Dès les premières notes du bien nommé "Africa", on est transporté dans un déchainement de cuivres hystériques, cri d’un continent qui ne connut que trop rarement la paix. Au milieu de cette folie, Coltrane envoie des bourrasques sonnant comme des gémissements déchirants. Lorsque les percussions se font lourdes comme le soleil éthiopien, les cuivres chantent avec autant de gravité que de puissance agressive. On atteint ensuite le centre de ce cratère, la batterie déballant toute son africanité dans un solo que seule la basse ose souligner. Galvanisés par un tel chant patriotique, les cuivres se lancent dans un assaut final digne des troupes africaines repoussant les pleutres qu’envoya Mussolini. Pour atténuer un peu la rudesse de ces explosions rythmiques, Eric Dolphy réussit tant bien que mal à maintenir sa ligne mélodique.
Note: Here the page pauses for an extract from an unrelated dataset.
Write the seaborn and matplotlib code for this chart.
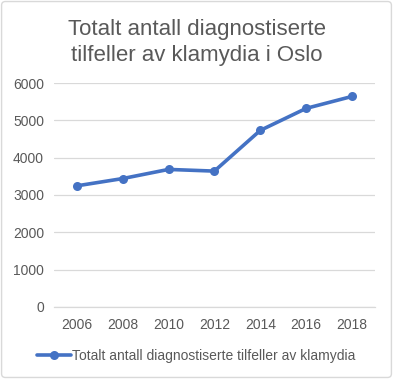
import matplotlib
matplotlib.use("Agg")
import matplotlib.pyplot as plt
import matplotlib.patches as mpatches
import seaborn as sns
import pandas as pd

# ── DATA ──────────────────────────────────────────────────────────────────────
YEARS = ["2006", "2008", "2010", "2012", "2014", "2016", "2018"]
CASES = [3245, 3440, 3685, 3640, 4730, 5320, 5640]
SERIES = "Totalt antall diagnostiserte tilfeller av klamydia"
TITLE = "Totalt antall diagnostiserte\ntilfeller av klamydia i Oslo"

BLUE = "#4472C4"; GRAY = "#595959"; GRID = "#D9D9D9"

sns.set_style("white")
plt.rcParams["font.family"] = ["Liberation Sans", "DejaVu Sans"]

df = pd.DataFrame({"year": YEARS, "cases": CASES})

fig = plt.figure(figsize=(3.93, 3.79), dpi=100)
ax = fig.add_axes([0.137, 0.19, 0.817, 0.591])

sns.lineplot(data=df, x="year", y="cases", ax=ax, color=BLUE, lw=2.6,
             marker="o", markersize=6.5, markeredgewidth=0, label=SERIES,
             legend=False)

ax.set_xlim(-0.5, len(YEARS) - 0.5)
ax.set_ylim(0, 6000)
ax.set_yticks(range(0, 6001, 1000))
ax.yaxis.grid(True, color=GRID, lw=0.9)
ax.set_axisbelow(True)
for s in ax.spines.values():
    s.set_visible(False)
ax.spines["bottom"].set_visible(True)
ax.spines["bottom"].set_color(GRID)
ax.spines["bottom"].set_linewidth(0.9)
ax.tick_params(axis="both", length=0, labelsize=10, labelcolor=GRAY)
ax.tick_params(axis="x", pad=8)
ax.tick_params(axis="y", pad=7)
ax.set_xlabel(""); ax.set_ylabel("")

fig.text(0.5, 0.888, TITLE, ha="center", va="center", fontsize=16,
         color=GRAY, linespacing=1.32)

handles, labels = ax.get_legend_handles_labels()
fig.legend(handles, labels, loc="center", bbox_to_anchor=(0.5, 0.061),
           frameon=False, fontsize=10, labelcolor=GRAY, handlelength=2.4,
           handletextpad=0.1)

fig.add_artist(mpatches.FancyBboxPatch((0.004, 0.004), 0.992, 0.992,
               boxstyle="round,pad=0,rounding_size=0.01",
               transform=fig.transFigure, fill=False, ec="#D9D9D9", lw=1))

fig.savefig("out.png", dpi=100)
Draps de soie sur un brasier ardent, son souffle d’une fragilité touchante ne fait que décupler l’impact des tirs croisés des cuivres et du bombardement de la batterie.
Pour calmer le jeu, "Greensleeves" reprend la formule légère de "my favorite things". Ce requiem léger et enjoué a aussi le mérite de prouver que, si Coltrane quitte progressivement le terrain du jazz modal, ce n’est pas par manque d’ambition. Derrière cette formule bien rodée, il y a un monde qu’il ne peut découvrir en restant dans le lit douillet de la musique contemporaine et traditionnelle.
Pour exprimer son amour de l’avant-garde, Trane reprend le train du blues. "Blues minor" s’ouvre sur des harmonies rappelant tour à tour "lush life" et "play the blues". Progressivement, l’orchestre ne sert plus qu’à mettre en valeur les solos du ténor. Celui que l’on surnomme « le saxophoniste énervé » montre qu’il y a plus de générosité dans ses hurlements virtuoses que dans n’importe quel chuchotement de Stan Getz ou Chet Baker. Lâché comme une colombe surexcitée au milieu du champ de bataille, il déploie ses ailes avec autant d’agilité que de grâce. Une nouvelle barrière de la cage que constituent ses influences vient de tomber, et il explore ses nouveaux territoires avec l’allégresse d’un faucon libéré de ses chaines. Cette découverte est comme un nouveau vocabulaire, une nouvelle peinture révélant un peu plus la richesse de sa grande âme.
"Africa brass", c’est la musique noire sublimée par la
grandeur multi-ethnique de la Nouvelle Orléans, c’est la beauté la plus raffinée,
née de la puissance rythmique la plus crue. C’est l’avant-garde enracinée dans la
tradition, des influences diverses au service d’une influence unique. C’est le
jazz dans ce qu’il a de plus grand et de plus fascinant.